WHAT YOU NEED TO DO: Locate and copy all lines bearing the word "picture".

::::::

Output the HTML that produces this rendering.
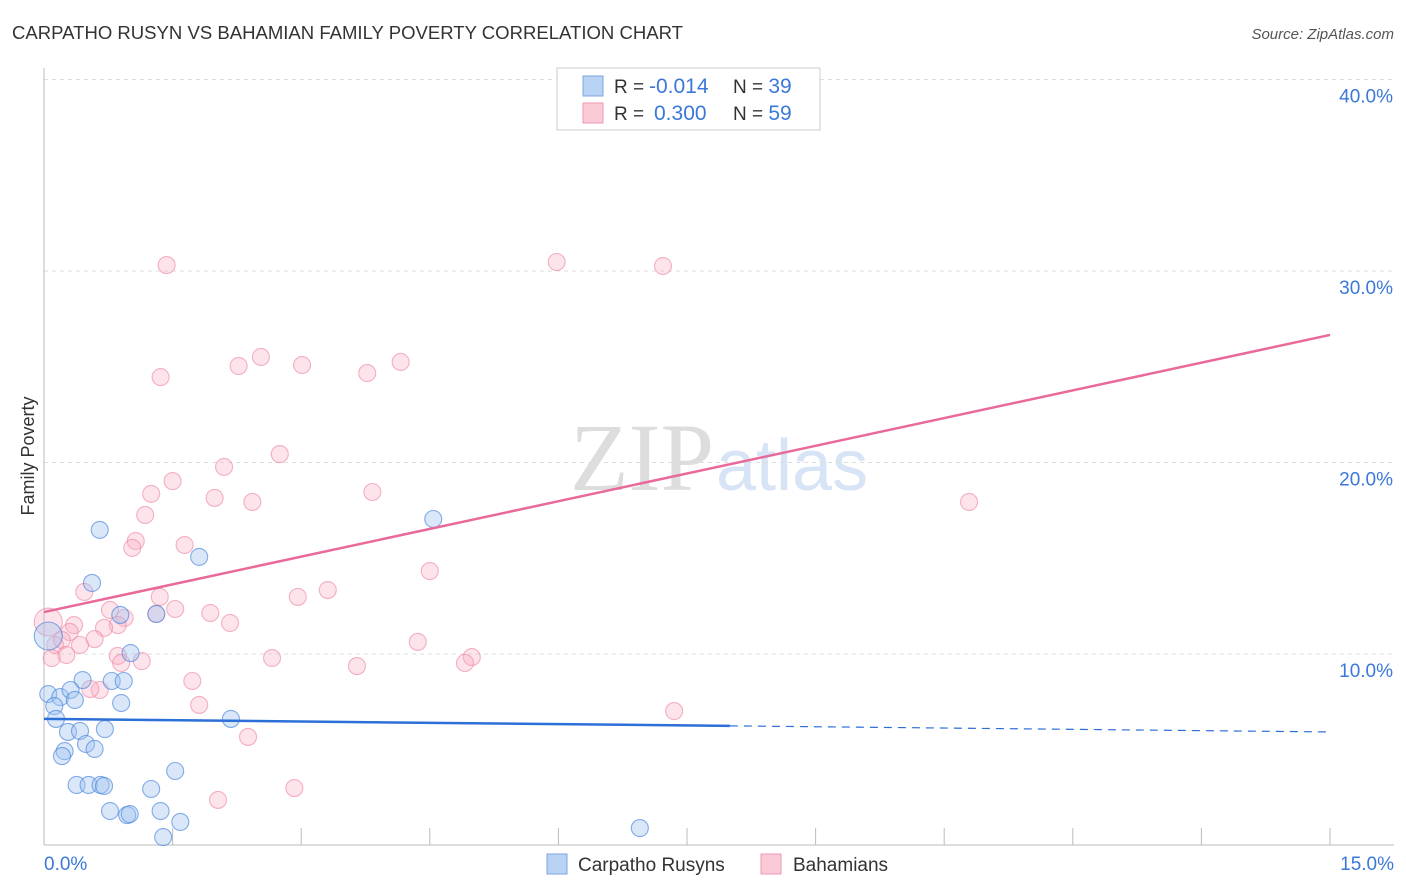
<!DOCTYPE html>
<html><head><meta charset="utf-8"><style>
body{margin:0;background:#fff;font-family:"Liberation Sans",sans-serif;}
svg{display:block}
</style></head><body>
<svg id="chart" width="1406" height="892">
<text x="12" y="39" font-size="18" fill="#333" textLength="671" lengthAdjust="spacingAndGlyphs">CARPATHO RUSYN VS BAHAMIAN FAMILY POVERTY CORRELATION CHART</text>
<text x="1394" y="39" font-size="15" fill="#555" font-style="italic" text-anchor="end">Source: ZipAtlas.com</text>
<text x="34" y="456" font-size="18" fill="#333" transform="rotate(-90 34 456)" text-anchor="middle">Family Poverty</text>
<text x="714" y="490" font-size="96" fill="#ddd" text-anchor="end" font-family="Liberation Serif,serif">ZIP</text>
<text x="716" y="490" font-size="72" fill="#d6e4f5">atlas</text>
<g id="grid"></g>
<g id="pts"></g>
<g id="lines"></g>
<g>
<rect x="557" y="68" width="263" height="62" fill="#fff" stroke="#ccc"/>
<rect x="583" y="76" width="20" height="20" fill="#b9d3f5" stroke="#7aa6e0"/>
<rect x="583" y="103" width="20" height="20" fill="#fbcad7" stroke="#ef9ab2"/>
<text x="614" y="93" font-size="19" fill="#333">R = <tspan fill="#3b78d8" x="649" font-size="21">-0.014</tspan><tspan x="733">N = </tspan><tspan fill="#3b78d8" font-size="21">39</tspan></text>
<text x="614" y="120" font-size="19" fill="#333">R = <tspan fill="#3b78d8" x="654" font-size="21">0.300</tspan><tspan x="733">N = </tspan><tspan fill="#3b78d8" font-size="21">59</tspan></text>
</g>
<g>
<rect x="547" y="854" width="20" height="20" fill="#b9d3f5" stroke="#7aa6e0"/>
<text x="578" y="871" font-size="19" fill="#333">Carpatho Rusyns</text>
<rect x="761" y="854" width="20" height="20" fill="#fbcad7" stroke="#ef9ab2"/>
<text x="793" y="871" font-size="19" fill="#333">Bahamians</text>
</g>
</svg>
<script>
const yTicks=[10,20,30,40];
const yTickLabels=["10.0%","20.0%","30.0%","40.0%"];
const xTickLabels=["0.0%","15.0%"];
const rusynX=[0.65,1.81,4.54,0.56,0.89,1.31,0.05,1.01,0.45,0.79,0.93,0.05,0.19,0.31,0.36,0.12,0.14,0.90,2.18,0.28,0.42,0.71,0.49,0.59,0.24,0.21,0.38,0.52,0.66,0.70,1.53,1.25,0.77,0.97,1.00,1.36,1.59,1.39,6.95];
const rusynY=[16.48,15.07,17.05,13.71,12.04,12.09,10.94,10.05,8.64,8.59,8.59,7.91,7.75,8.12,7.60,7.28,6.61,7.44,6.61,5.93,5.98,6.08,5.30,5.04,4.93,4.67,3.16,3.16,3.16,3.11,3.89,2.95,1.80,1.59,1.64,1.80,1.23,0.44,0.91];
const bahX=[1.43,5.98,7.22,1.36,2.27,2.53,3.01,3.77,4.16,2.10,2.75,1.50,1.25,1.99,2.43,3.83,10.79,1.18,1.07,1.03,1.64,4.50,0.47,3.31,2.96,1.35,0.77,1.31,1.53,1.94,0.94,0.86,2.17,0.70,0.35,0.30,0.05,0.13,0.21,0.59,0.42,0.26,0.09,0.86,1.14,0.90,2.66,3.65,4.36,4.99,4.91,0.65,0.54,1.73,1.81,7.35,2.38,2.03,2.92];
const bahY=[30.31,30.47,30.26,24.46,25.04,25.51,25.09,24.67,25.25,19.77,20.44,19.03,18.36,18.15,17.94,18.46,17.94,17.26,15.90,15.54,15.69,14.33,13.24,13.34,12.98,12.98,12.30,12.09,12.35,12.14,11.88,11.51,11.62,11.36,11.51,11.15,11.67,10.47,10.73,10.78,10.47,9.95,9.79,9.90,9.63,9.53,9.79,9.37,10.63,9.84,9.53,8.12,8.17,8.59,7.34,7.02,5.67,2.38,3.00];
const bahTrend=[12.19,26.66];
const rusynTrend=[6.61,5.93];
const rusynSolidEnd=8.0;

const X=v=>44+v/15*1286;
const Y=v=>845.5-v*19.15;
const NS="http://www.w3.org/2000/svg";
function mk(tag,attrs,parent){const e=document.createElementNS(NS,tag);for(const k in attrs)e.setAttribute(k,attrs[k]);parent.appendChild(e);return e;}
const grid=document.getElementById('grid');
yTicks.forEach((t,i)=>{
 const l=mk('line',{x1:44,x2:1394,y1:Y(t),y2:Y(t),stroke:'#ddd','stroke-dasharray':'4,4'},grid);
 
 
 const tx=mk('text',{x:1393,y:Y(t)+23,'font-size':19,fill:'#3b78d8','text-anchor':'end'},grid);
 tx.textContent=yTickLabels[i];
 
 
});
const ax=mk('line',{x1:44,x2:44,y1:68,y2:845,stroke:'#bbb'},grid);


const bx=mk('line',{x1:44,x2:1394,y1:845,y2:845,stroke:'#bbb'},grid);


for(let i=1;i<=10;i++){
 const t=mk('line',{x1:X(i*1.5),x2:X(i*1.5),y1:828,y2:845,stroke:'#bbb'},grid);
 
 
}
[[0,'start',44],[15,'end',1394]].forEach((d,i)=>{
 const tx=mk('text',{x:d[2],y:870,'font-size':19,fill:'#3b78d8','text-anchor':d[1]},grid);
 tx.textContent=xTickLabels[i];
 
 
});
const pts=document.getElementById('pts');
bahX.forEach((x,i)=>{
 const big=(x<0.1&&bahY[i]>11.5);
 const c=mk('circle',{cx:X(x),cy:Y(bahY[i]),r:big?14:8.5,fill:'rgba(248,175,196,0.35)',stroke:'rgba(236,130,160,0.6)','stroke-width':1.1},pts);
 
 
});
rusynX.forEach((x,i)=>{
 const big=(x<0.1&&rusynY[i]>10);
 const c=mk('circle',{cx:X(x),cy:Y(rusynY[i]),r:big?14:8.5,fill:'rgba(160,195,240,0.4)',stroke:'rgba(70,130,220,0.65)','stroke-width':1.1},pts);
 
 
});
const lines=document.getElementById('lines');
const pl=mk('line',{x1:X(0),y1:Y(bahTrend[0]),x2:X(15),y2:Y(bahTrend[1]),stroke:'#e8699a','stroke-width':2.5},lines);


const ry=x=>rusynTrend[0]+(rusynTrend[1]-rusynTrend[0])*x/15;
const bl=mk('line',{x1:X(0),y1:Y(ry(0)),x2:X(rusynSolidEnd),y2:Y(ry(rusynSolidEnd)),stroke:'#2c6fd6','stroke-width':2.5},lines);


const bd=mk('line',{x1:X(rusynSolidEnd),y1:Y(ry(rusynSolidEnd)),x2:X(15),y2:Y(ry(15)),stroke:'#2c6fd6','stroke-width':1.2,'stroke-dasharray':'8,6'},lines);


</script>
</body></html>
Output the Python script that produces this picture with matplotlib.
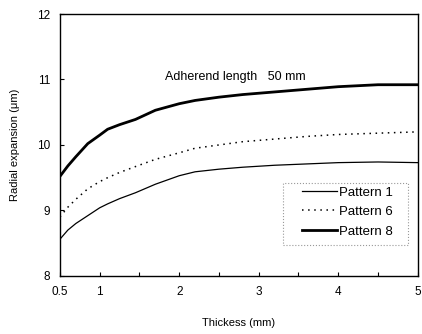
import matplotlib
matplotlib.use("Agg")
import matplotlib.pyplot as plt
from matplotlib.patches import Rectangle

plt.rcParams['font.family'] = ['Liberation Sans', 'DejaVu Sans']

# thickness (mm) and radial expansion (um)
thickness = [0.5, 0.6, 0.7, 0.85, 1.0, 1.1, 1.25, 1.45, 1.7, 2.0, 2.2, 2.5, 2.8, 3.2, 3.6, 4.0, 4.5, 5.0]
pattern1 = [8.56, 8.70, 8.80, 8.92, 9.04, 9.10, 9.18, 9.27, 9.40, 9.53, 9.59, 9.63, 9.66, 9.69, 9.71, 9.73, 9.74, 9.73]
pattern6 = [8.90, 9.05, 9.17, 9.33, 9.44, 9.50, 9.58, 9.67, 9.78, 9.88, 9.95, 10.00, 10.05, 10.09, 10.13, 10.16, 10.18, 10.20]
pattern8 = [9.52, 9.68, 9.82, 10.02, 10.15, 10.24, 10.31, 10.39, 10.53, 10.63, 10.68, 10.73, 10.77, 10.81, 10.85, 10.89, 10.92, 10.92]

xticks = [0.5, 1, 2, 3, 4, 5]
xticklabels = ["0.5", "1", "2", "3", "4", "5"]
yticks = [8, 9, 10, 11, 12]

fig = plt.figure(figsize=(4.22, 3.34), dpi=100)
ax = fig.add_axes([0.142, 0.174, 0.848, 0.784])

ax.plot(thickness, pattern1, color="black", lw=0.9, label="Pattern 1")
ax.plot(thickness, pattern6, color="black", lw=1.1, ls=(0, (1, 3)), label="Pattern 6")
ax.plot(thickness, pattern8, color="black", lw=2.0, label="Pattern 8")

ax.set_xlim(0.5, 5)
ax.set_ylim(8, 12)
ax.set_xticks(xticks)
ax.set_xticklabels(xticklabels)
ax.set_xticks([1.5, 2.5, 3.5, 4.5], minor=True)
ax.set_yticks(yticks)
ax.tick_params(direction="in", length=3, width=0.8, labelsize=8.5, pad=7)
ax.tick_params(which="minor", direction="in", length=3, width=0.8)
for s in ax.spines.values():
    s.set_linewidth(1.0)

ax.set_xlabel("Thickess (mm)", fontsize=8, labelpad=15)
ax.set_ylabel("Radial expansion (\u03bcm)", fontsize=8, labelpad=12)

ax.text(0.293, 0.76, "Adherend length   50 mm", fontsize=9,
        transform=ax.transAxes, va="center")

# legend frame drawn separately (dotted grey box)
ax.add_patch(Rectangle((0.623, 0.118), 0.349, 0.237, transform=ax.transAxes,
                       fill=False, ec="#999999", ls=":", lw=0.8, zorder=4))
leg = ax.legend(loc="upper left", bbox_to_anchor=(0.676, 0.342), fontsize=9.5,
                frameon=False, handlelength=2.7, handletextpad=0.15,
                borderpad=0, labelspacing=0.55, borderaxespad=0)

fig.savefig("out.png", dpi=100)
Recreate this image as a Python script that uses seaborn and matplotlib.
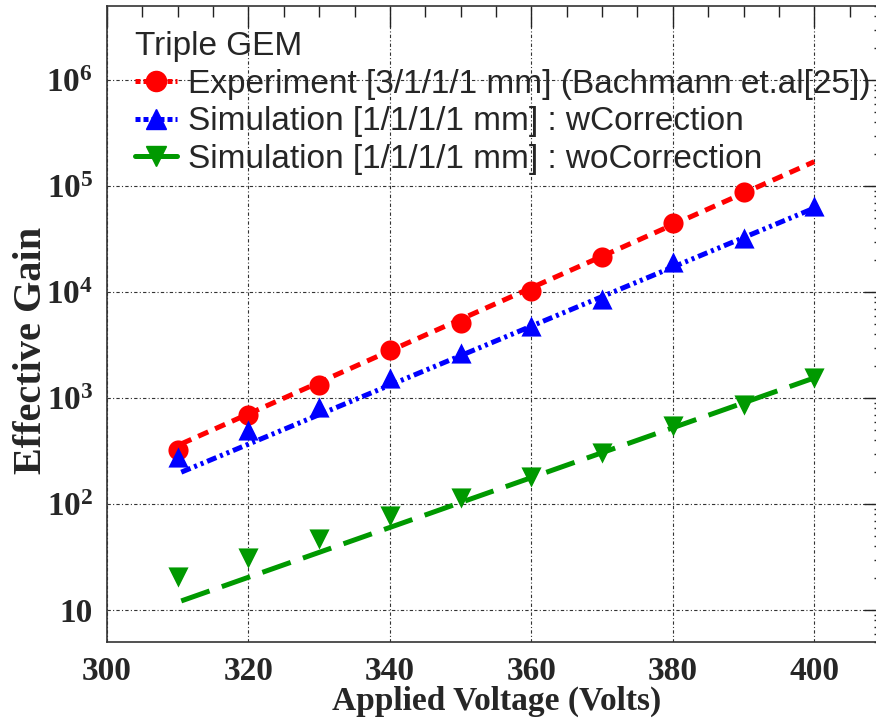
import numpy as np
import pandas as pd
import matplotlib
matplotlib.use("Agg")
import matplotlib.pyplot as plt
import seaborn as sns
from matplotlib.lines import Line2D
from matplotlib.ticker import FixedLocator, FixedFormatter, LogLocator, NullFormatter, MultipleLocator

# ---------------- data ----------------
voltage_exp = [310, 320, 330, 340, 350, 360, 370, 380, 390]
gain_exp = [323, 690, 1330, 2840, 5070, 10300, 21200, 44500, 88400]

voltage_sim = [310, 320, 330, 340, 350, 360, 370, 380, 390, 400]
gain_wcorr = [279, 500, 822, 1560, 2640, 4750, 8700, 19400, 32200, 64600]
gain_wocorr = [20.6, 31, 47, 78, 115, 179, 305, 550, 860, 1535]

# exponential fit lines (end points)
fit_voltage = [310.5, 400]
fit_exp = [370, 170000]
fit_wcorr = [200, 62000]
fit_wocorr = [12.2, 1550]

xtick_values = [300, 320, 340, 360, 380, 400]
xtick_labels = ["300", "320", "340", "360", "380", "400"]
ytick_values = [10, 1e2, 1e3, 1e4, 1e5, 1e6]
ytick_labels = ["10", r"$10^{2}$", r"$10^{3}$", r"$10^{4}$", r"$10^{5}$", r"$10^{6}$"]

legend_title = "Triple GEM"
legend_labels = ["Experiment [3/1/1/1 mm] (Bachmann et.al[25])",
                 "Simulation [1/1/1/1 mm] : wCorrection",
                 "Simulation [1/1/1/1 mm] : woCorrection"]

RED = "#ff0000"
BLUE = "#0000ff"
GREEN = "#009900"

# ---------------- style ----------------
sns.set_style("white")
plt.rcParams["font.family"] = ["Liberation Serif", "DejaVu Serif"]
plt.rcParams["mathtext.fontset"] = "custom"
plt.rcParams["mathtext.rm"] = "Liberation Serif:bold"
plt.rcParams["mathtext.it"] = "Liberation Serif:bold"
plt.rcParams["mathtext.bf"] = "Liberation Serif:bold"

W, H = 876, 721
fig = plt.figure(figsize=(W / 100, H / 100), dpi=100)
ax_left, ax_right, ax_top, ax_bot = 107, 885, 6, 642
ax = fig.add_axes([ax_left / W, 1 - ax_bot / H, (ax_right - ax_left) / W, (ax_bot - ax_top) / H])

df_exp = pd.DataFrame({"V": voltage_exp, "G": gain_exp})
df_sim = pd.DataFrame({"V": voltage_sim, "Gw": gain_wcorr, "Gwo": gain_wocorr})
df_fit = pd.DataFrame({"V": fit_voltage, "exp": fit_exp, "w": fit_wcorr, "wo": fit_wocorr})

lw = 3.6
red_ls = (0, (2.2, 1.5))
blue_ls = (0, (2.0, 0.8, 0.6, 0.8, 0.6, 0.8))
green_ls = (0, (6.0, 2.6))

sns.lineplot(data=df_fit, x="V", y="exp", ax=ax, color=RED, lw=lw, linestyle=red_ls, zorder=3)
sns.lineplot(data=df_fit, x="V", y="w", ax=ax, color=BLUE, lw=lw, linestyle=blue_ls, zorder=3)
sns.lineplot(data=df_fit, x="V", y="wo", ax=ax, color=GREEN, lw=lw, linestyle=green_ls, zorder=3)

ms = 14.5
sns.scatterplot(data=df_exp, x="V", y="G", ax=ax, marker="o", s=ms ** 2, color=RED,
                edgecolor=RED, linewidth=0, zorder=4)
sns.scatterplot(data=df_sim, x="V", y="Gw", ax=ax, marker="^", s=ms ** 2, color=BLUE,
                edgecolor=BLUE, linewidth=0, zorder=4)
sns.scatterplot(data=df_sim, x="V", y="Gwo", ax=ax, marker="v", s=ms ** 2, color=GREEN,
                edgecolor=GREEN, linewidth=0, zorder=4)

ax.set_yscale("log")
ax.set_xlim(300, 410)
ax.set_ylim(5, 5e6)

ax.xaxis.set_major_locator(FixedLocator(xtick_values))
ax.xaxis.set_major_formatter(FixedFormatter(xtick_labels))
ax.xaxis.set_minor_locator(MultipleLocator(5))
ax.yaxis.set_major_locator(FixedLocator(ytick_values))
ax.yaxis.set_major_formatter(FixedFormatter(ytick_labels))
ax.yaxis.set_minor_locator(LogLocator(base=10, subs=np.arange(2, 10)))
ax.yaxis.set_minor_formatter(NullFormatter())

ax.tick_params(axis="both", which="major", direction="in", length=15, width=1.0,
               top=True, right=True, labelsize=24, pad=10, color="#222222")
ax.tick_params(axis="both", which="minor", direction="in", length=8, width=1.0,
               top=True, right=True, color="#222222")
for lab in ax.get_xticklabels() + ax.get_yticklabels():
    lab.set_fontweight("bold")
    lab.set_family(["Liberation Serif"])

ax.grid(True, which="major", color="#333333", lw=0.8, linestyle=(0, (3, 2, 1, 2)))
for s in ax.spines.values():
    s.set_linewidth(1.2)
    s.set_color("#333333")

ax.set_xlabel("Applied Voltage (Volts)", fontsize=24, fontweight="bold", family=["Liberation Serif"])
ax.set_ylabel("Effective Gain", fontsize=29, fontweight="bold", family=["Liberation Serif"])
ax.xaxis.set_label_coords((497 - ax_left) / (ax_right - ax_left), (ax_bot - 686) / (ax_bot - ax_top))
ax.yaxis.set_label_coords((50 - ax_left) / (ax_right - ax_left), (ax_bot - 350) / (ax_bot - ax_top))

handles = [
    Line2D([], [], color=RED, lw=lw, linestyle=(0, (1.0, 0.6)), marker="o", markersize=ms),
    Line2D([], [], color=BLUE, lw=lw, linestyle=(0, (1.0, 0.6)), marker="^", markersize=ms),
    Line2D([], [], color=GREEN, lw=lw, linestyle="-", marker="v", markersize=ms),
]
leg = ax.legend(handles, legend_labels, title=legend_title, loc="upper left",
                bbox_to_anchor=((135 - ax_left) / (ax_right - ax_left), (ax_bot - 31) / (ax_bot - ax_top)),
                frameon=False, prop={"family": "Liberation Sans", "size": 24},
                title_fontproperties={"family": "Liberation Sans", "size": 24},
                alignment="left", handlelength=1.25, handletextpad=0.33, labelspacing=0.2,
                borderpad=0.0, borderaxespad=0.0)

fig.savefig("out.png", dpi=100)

::::::

TASK RESULT:
Output the Python script that produces this picture with matplotlib.

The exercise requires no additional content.